Quegli occhi sempre puntati sul Quirinale di Sergio Mattarella

         Abbiamo rischiato un altro caso Garofani, ma più grave e clamoroso dell’altro chiuso con un chiarimento diretto fra il presidente della Repubblica Sergio Mattarella e la presidente del Consiglio Giorgia Meloni. E con la blindatura del consigliere del Capo dello Stato, Francesco Saverio Garofani appunto, sorpreso in un ristorante romano terrazzato con vista su Piazza Navona, a “chiacchierare” di politica -parola sua- con un po’ di amici tifosi della Roma calcistica.  E di come sventare, scongiurare e quant’altro la successione della Meloni a Mattarella fra quattro anni, quando scadrà il secondo mandato del presidente.

         Questa volta non Garofani ma lo stesso Mattarella è stato tirato in causa, in particolare dall’ex ministro Gianfranco Rotondi, irriducibile democristiano rifugiato parlamentarmente nei fratelli d’Italia della Meloni. Che ha raccontato ad Augusto Minzolini, un confessore laico notissimo nell’ambiente politico, di un incontro con ex deputati e senatori ai quali Mattarella avrebbe confidato la indisponibilità a controfirmare un’altra legge elettorale a ridosso di elezioni, ordinarie o anticipate che possano essere. In effetti -va riconosciuto- è una pratica che contrasta anche con direttive europee, o simili.

         Il Quirinale stavolta ha smentito seccamente con una lettera al Giornale senza farselo chiedere da nessuno, né in privato né in pubblico, magari fra quanti stanno lavorando neppure tanto dietro le quinte per varare l’ennesima riforma elettorale alla vigilia delle ennesime votazioni per il rinnovo delle Camere.

Per difetto di comunicazioni fra amici e colleghi di area, diciamo così, il direttore della Verità Maurizio Belpietro ha ignorato la smentita al Giornale e costruito sul racconto di Rotondi un’altra puntata di prima pagina sui “piani” d’intralcio del Quirinale contro percorsi, progetti, interessi di governo, veri o presunti sia gli uni che gli altri.
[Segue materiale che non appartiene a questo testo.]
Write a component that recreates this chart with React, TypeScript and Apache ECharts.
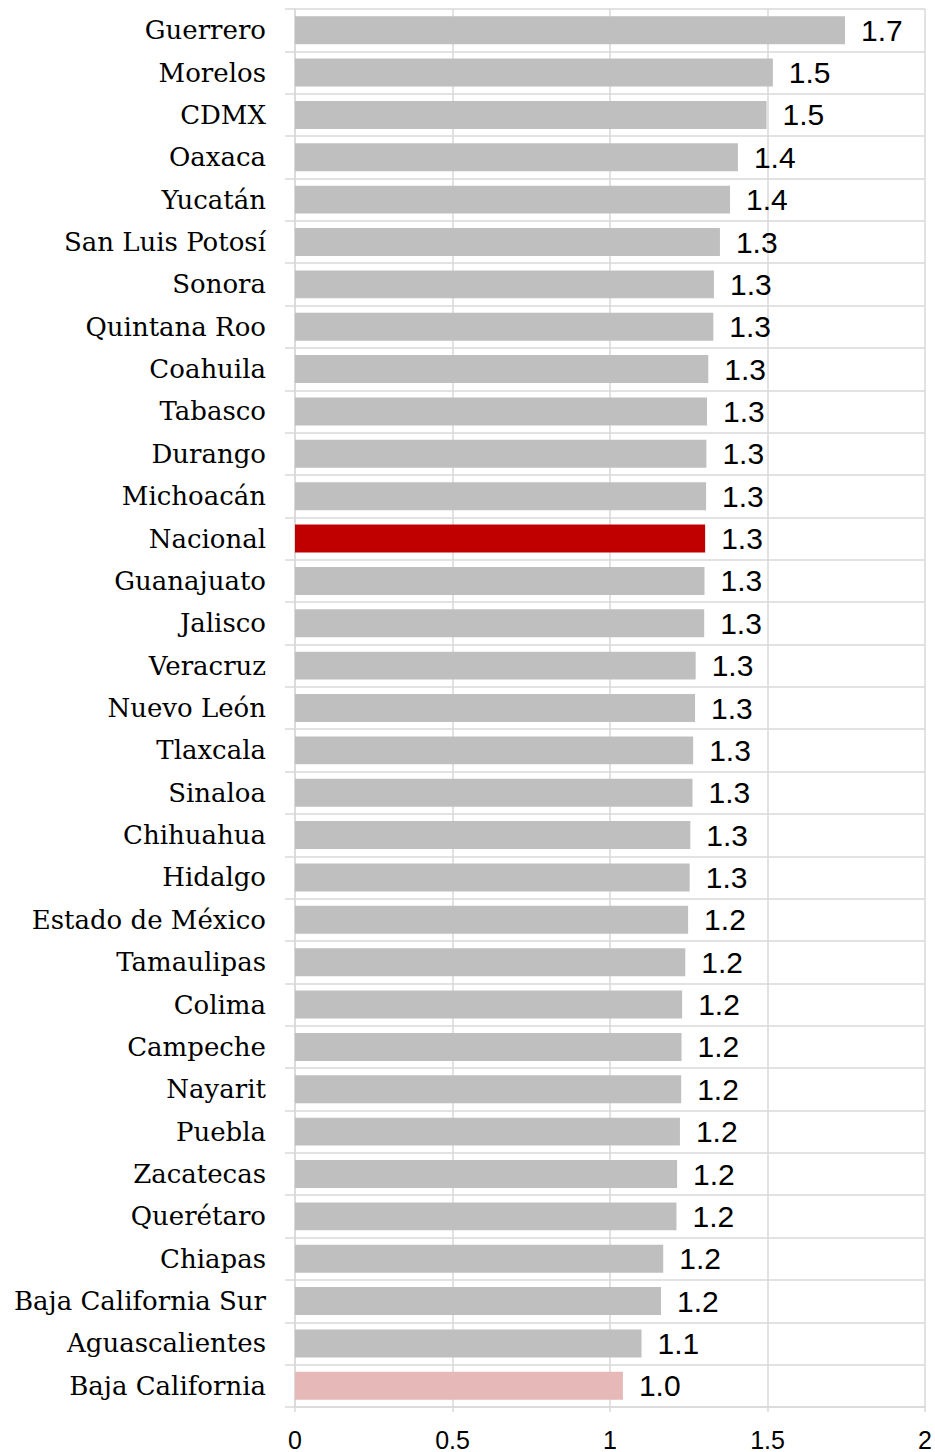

Uno scoop improprio, diciamo così, moltiplicato dall’assenza in edicola di molti altri giornali per uno sciopero di protesta contro il mancato rinnovo, da una decina d’anni, del contratto di lavoro, ma un po’ anche contro il governo per la coincidenza col blocco del traffico locale ed altro motivato dai sindacati cosiddetti di base con argomenti contro la politica economica, sociale, internazionale della Meloni.